▼
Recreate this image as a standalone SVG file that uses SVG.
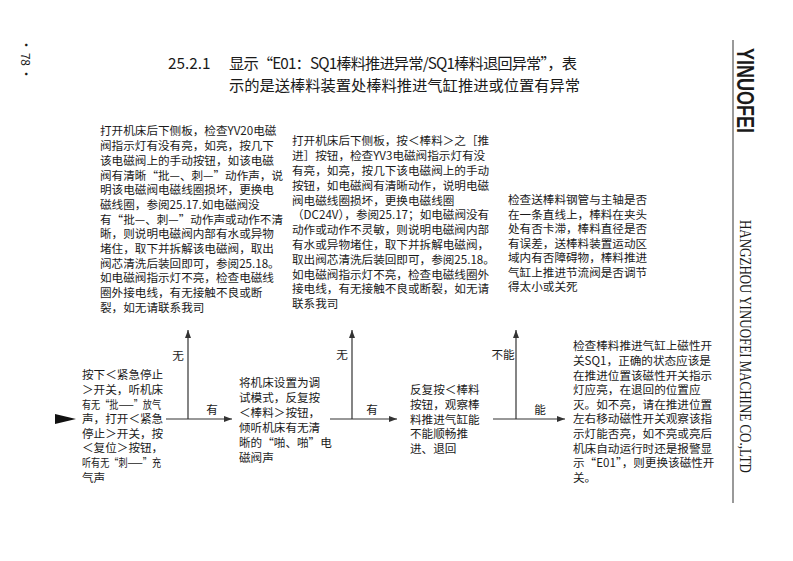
<svg xmlns="http://www.w3.org/2000/svg" width="793" height="561" viewBox="0 0 793 561">
<style>
text{font-family:"Noto Sans CJK SC","Noto Sans",sans-serif;fill:#1a1a1a;}
.t{font-size:11.6px;}
.title{font-size:15.3px;}
.lbl{font-size:11.6px;text-anchor:middle;}
.ln{stroke:#333;stroke-width:1.2;fill:none;}
</style>
<defs>
<marker id="ah" markerUnits="userSpaceOnUse" markerWidth="8" markerHeight="6" refX="8" refY="3" orient="auto">
<path d="M0,0 L8,3 L0,6 z" fill="#333"/>
</marker>
</defs>
<rect width="793" height="561" fill="#fff"/>

<g id="page-number">
<text transform="translate(21,39) rotate(90)" font-size="12" textLength="41" lengthAdjust="spacing">• 78 •</text>
</g>

<g id="header">
<line x1="733" y1="40" x2="733" y2="503" stroke="#777" stroke-width="1.5"/>
<text transform="translate(737,48) rotate(90)" style="font-family:'Liberation Sans',Arial,sans-serif;font-weight:bold;font-size:24px" textLength="85" lengthAdjust="spacingAndGlyphs">YINUOFEI</text>
<text transform="translate(740,220) rotate(90)" style="font-family:'Liberation Serif','Times New Roman',serif;font-size:17px" textLength="253" lengthAdjust="spacingAndGlyphs">HANGZHOU YINUOFEI MACHINE CO.,LTD</text>
</g>

<g id="title">
<text class="title" x="168" y="68.5">25.2.1</text>
<text class="title" x="229" y="68.5" textLength="348" lengthAdjust="spacing">显示“E01：SQ1棒料推进异常/SQ1棒料退回异常”，表</text>
<text class="title" x="229" y="91" textLength="351" lengthAdjust="spacing">示的是送棒料装置处棒料推进气缸推进或位置有异常</text>
</g>

<g id="node-yv20">
<text class="t" x="100" y="135.4">
<tspan x="100">打开机床后下侧板，检查YV20电磁</tspan>
<tspan x="100" dy="14.7">阀指示灯有没有亮，如亮，按几下</tspan>
<tspan x="100" dy="14.7">该电磁阀上的手动按钮，如该电磁</tspan>
<tspan x="100" dy="14.7">阀有清晰“批—、刺—”动作声，说</tspan>
<tspan x="100" dy="14.7">明该电磁阀电磁线圈损坏，更换电</tspan>
<tspan x="100" dy="14.7">磁线圈，参阅25.17.如电磁阀没</tspan>
<tspan x="100" dy="14.7">有“批—、刺—”动作声或动作不清</tspan>
<tspan x="100" dy="14.7">晰，则说明电磁阀内部有水或异物</tspan>
<tspan x="100" dy="14.7">堵住，取下并拆解该电磁阀，取出</tspan>
<tspan x="100" dy="14.7">阀芯清洗后装回即可，参阅25.18。</tspan>
<tspan x="100" dy="14.7">如电磁阀指示灯不亮，检查电磁线</tspan>
<tspan x="100" dy="14.7">圈外接电线，有无接触不良或断</tspan>
<tspan x="100" dy="14.7">裂，如无请联系我司</tspan>
</text>
</g>

<g id="node-yv3">
<text class="t" x="292" y="145.4">
<tspan x="292">打开机床后下侧板，按＜棒料＞之［推</tspan>
<tspan x="292" dy="14.8">进］按钮，检查YV3电磁阀指示灯有没</tspan>
<tspan x="292" dy="14.8">有亮，如亮，按几下该电磁阀上的手动</tspan>
<tspan x="292" dy="14.8">按钮，如电磁阀有清晰动作，说明电磁</tspan>
<tspan x="292" dy="14.8">阀电磁线圈损坏，更换电磁线圈</tspan>
<tspan x="292" dy="14.8">（DC24V），参阅25.17；如电磁阀没有</tspan>
<tspan x="292" dy="14.8">动作或动作不灵敏，则说明电磁阀内部</tspan>
<tspan x="292" dy="14.8">有水或异物堵住，取下并拆解电磁阀，</tspan>
<tspan x="292" dy="14.8">取出阀芯清洗后装回即可，参阅25.18。</tspan>
<tspan x="292" dy="14.8">如电磁阀指示灯不亮，检查电磁线圈外</tspan>
<tspan x="292" dy="14.8">接电线，有无接触不良或断裂，如无请</tspan>
<tspan x="292" dy="14.8">联系我司</tspan>
</text>
</g>

<g id="node-pipe">
<text class="t" x="508" y="204.4">
<tspan x="508">检查送棒料钢管与主轴是否</tspan>
<tspan x="508" dy="14.5">在一条直线上，棒料在夹头</tspan>
<tspan x="508" dy="14.5">处有否卡滞，棒料直径是否</tspan>
<tspan x="508" dy="14.5">有误差，送棒料装置运动区</tspan>
<tspan x="508" dy="14.5">域内有否障碍物，棒料推进</tspan>
<tspan x="508" dy="14.5">气缸上推进节流阀是否调节</tspan>
<tspan x="508" dy="14.5">得太小或关死</tspan>
</text>
</g>

<g id="node-estop">
<text class="t" x="82" y="379.4">按下＜紧急停止</text>
<text class="t" x="82" y="394">＞开关，听机床</text>
<text class="t" x="82" y="408.6" textLength="79" lengthAdjust="spacingAndGlyphs">有无“批——”放气</text>
<text class="t" x="82" y="423.2">声，打开＜紧急</text>
<text class="t" x="82" y="437.8">停止＞开关，按</text>
<text class="t" x="82" y="452.4">＜复位＞按钮，</text>
<text class="t" x="82" y="467" textLength="79" lengthAdjust="spacingAndGlyphs">听有无“刺——”充</text>
<text class="t" x="82" y="481.6">气声</text>
</g>

<g id="node-debug">
<text class="t" x="239" y="387.4">
<tspan x="239">将机床设置为调</tspan>
<tspan x="239" dy="15">试模式，反复按</tspan>
<tspan x="239" dy="15">＜棒料＞按钮，</tspan>
<tspan x="239" dy="15">倾听机床有无清</tspan>
<tspan x="239" dy="15">晰的“啪、啪”电</tspan>
<tspan x="239" dy="15">磁阀声</tspan>
</text>
</g>

<g id="node-push">
<text class="t" x="410" y="394.4">
<tspan x="410">反复按＜棒料</tspan>
<tspan x="410" dy="14.6">按钮，观察棒</tspan>
<tspan x="410" dy="14.6">料推进气缸能</tspan>
<tspan x="410" dy="14.6">不能顺畅推</tspan>
<tspan x="410" dy="14.6">进、退回</tspan>
</text>
</g>

<g id="node-sq1">
<text class="t" x="573" y="350.4">
<tspan x="573">检查棒料推进气缸上磁性开</tspan>
<tspan x="573" dy="14.6">关SQ1，正确的状态应该是</tspan>
<tspan x="573" dy="14.6">在推进位置该磁性开关指示</tspan>
<tspan x="573" dy="14.6">灯应亮，在退回的位置应</tspan>
<tspan x="573" dy="14.6">灭。如不亮，请在推进位置</tspan>
<tspan x="573" dy="14.6">左右移动磁性开关观察该指</tspan>
<tspan x="573" dy="14.6">示灯能否亮，如不亮或亮后</tspan>
<tspan x="573" dy="14.6">机床自动运行时还是报警显</tspan>
<tspan x="573" dy="14.6">示“E01”，则更换该磁性开</tspan>
<tspan x="573" dy="14.6">关。</tspan>
</text>
</g>

<g id="connectors">
<polygon points="55,414 76,419 55,424" fill="#111"/>
<path class="ln" d="M166,419 H232" marker-end="url(#ah)"/>
<path class="ln" d="M188,419 V330" marker-end="url(#ah)"/>
<path class="ln" d="M330,419 H397" marker-end="url(#ah)"/>
<path class="ln" d="M352,419 V330" marker-end="url(#ah)"/>
<path class="ln" d="M493,419 H565" marker-end="url(#ah)"/>
<path class="ln" d="M516,419 V330" marker-end="url(#ah)"/>
<text class="lbl" x="178" y="360.4">无</text>
<text class="lbl" x="212" y="414.4">有</text>
<text class="lbl" x="342" y="359.4">无</text>
<text class="lbl" x="372" y="414.4">有</text>
<text class="lbl" x="503" y="359.4">不能</text>
<text class="lbl" x="540" y="414.4">能</text>
</g>
</svg>
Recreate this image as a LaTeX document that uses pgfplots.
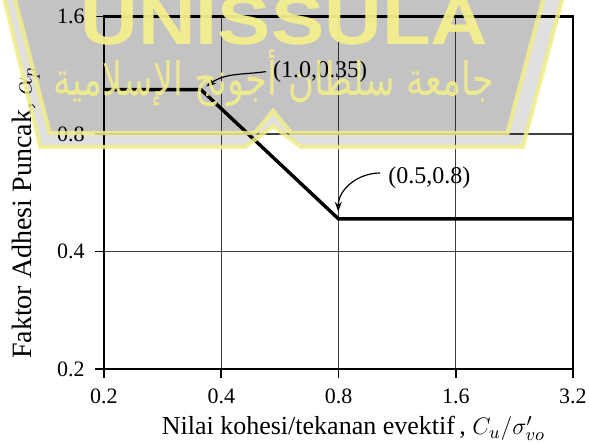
▲
### CHALLENGE:
Provide the number of lines containing the string "uses", with no other output.

### IN RESPONSE:
2